Le Protocole de Maputo de 2003 et l’Aspiration 6 de l’Agenda 2063 de l’UA exhortent les Etats membres à intégrer le principe d’égalité entre les sexes dans leurs constitutions et législations, ainsi qu’à en assurer la mise en oeuvre effective. C’est ce qu’explique Amany El-Taweel, directrice du programme africain au Centre des Etudes Politiques et Stratégiques (CEPS) d’Al-Ahram, avant d’ajouter : « Le rôle des femmes en Afrique varie d’un pays à l’autre ou d’une région à l’autre, en fonction des coutumes, des traditions, de l’histoire ou de la culture de ce pays ou de cette région ». Selon la spécialiste, la situation des femmes en Afrique constitue un défi fondamental pour le développement durable du continent, en raison du déclin de la plupart des indicateurs liés au niveau des services d’éducation et de santé fournis aux femmes en Afrique. « La stabilité politique et économique fragile de certains pays africains influence considérablement la condition des femmes. La faiblesse de l’Etat, les conflits armés internes et les changements climatiques constituent un frein majeur à l’autonomisation des femmes africaines. L’Afrique est le continent où les femmes sont les plus exposées à la violence, qu’il s’agisse de meurtres ou de viols », souligne-t-elle.
Quant aux discriminations dans le monde du travail, les données disponibles indiquent qu’en Afrique comme ailleurs dans le monde, les femmes gagnent moins que les hommes même lorsqu’elles effectuent un travail identique. Selon la Banque mondiale, au niveau mondial, les hommes gagnent en moyenne 15 à 30 % plus que les femmes. En Afrique subsaharienne, le revenu mensuel médian des hommes est plus de deux fois supérieur à celui des femmes selon le Bureau international du travail et d’après une étude récente sur le potentiel de l’entrepreneuriat féminin en Afrique, les revenus des femmes entrepreneuses ne sont en moyenne que deux tiers par rapport à ceux des hommes entrepreneurs.

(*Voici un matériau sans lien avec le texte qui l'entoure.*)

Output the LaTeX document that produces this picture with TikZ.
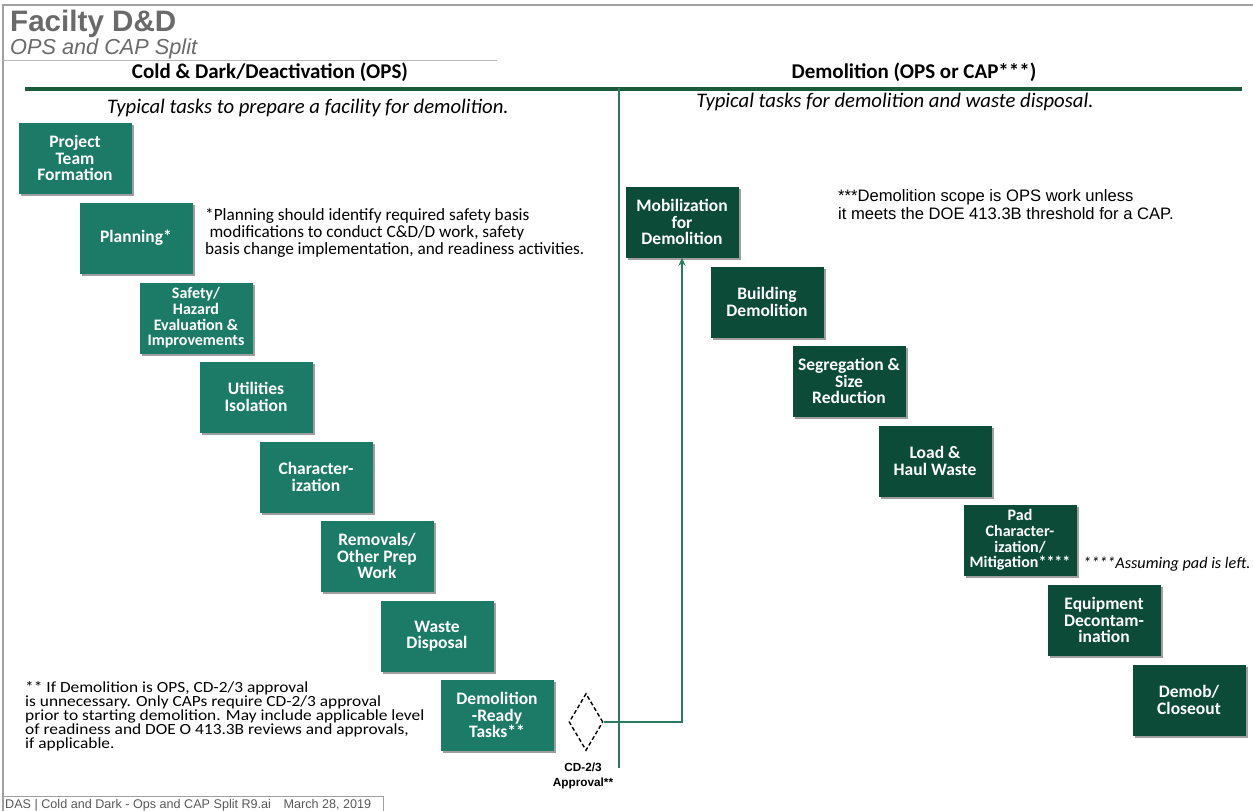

Autre défi : bien que les femmes représentent aujourd’hui une proportion plus importante de la main-d’oeuvre agricole, les types de travaux agricoles auxquels elles peuvent accéder sont devenus moins stables. Elles sont davantage concentrées dans des emplois temporaires, saisonniers et non rémunérés. « La propriété foncière est également un élément déterminant de l’autonomisation sociale. Dans les pays africains touchés par des conflits, le taux de propriété foncière agricole des femmes ne dépasse pas 11,5 % », souligne El-Taweel. Et de conclure : « En somme, la mise en oeuvre des protocoles de l’UA nécessite des efforts considérables de la part des Etats africains à ce stade, ainsi qu’une intervention par le biais de mécanismes multiples et d’approches parallèles, notamment économiques, sociaux et culturels ».